Asics actually took apart a METASPEED Paris shoe so you can see the foam and carbon plate. Another difference between the two shoes is where the foam actually goes. To match the plate’s curve and to provide more bounce, the Edge shoes have more foam at the front. While the Sky shoes have more foam on the back to support how stride runners plonk their feet down. The carbon plate gets sandwiched between two halves of foam.

Asics isn’t just throwing tech at these shoes willy-nilly. Some clever folk behind-the-scenes have ensured that every tech bit is validated by the Institute of Sport Science and real-world athletes. The feedback? Vincent Kipkemoi Ngeitch and Michael Somers, two rather speedy marathoners, have already given these shoes two thumbs up for their lightness, bounciness, and speed. But what would I think to them while running the Paris marathon? There’s only one way to find out – and that involves putting the shoes on and plodding along the pavement.

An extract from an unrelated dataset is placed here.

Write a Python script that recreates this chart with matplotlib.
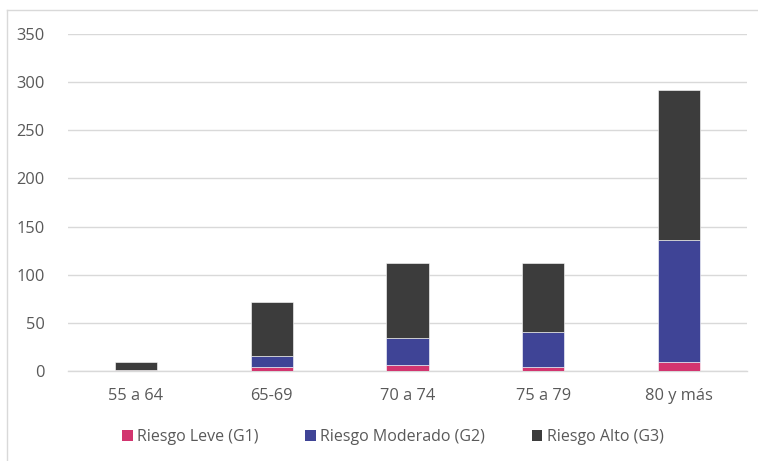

How did they fare on the marathon?

As I mentioned earlier, I (apparently) don’t like to do things easily, so am a stride runner. It doesn’t actually make running harder, but it’s the less common style of running. So, I aptly opted for the Asics METASPEED Sky Paris, as they’re the new running shoes from the range designed for cadence runners.

Design-wise, these shoes certainly stand-out with their neon pink/orange colouring. I got quite a few looks while wearing them around Paris. As for how light they are, Asics’ description doesn’t do the shoes justice. You have to wear them to feel just how light they are. You can really feel this with the upper mesh of the shoe, which is very thin. The foam is, as promised, just as light and bouncy. The result is a running shoe that’s comfortable, lightweight, supportive, and springy. So the only thing left to do was, you know, run the damn marathon.

With the shoes donned, I headed to the Arc de Triomph for the marathon’s starting line. Walking in the shoes is a little more unnatural than running in them, if you’re used to flatter soles. As the marathon began, I set off in the shoes. The bounce from the foam felt like it really helped to propel me along, especially at the beginning. Perhaps some of it was placebo effect, but it felt like my feet were getting a nice push every time they hit the ground.

Over the course of the marathon, the shoes stayed comfortable and lightweight. Best of all, they’re breathable, as nobody likes getting hot toes while running. Having not run a marathon before, I can’t compare the performance when it comes to speed or time. But they’re a very comfortable running shoe, supportive, and they feel like they help to push you along. If you’re running a marathon, I wouldn’t hesitate to recommend the Asics METASPEED Paris.